8. See Diversion Lake Club v. Heath, 86 S.W.2d 441, 446 (Tex. 1935). Nor, we think, may the private landowner use his or her canal bed in such a way to interfere with public use of the water. See id.
9. See Bell v. City of Waco, 835 S.W.2d 211, 214 (Tex. App.--Waco 1992, writ denied) (stating that person seeking to invalidate zoning ordinance must show that ordinance does not substantially relate to community health, safety, morals, or general welfare). We express no opinion here as to the validity of any particular city zoning regulation.
10. See City of Waxahachie v. Watkins, 265 S.W.2d 843, 845 (Tex. Civ. App.--Waco 1954), rev'd on other grounds, 275 S.W.2d 477 (Tex. 1955) (defining "comprehensive zoning" and stating that comprehensive zoning is necessary prerequisite to original and amendatory zoning ordinances).
11. See Connor v. City of Univ. Park, 142 S.W.2d 706, 712 (Tex. Civ. App.--Dallas 1940, writ ref'd).
12. See supra note 7 and accompanying text.
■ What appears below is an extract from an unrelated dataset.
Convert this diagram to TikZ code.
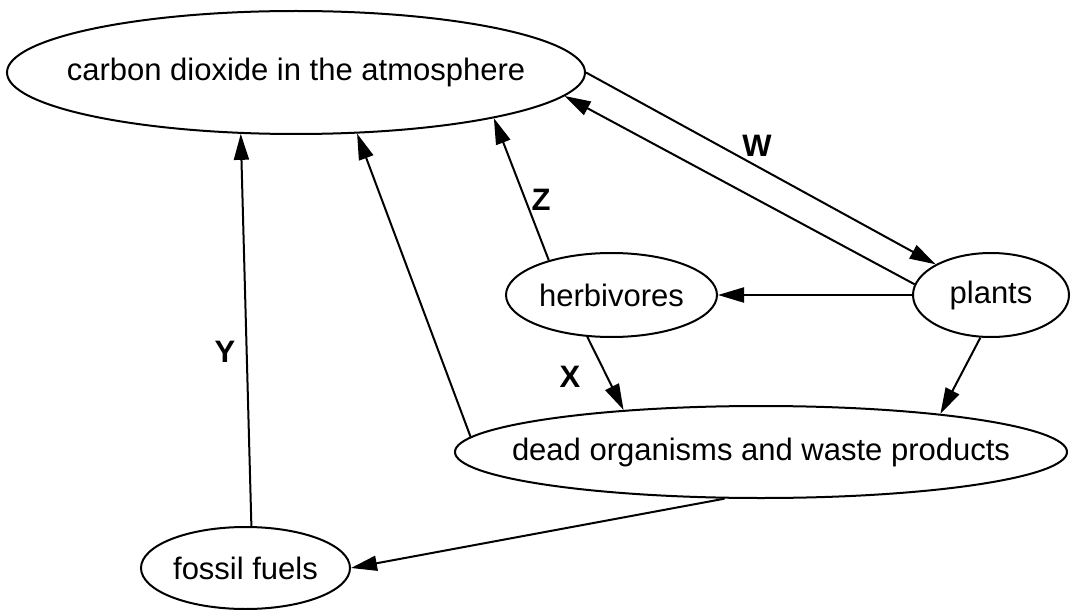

13. Local Gov't Code § 51.072(a).
14. See International Ass'n of Fire Fighters v. City of Baytown, 837 S.W.2d 783, 788 (Tex. App.--Houston [1st Dist.] 1992, writ denied).
15. Local Gov't Code § 54.004.
16. See id. § 217.042.
18. See Natland Corp., 865 S.W.2d at 64 ("[T]here is some out-of-state authority to suggest that a canal on private property, constructed and maintained with private funds and used for private purposes, is a private canal subject to private control. . . . However, the rationale of Diversion Lake Club suggests that such a canal in Texas would not be subject to exclusive private use so long as public waters flowed through it.").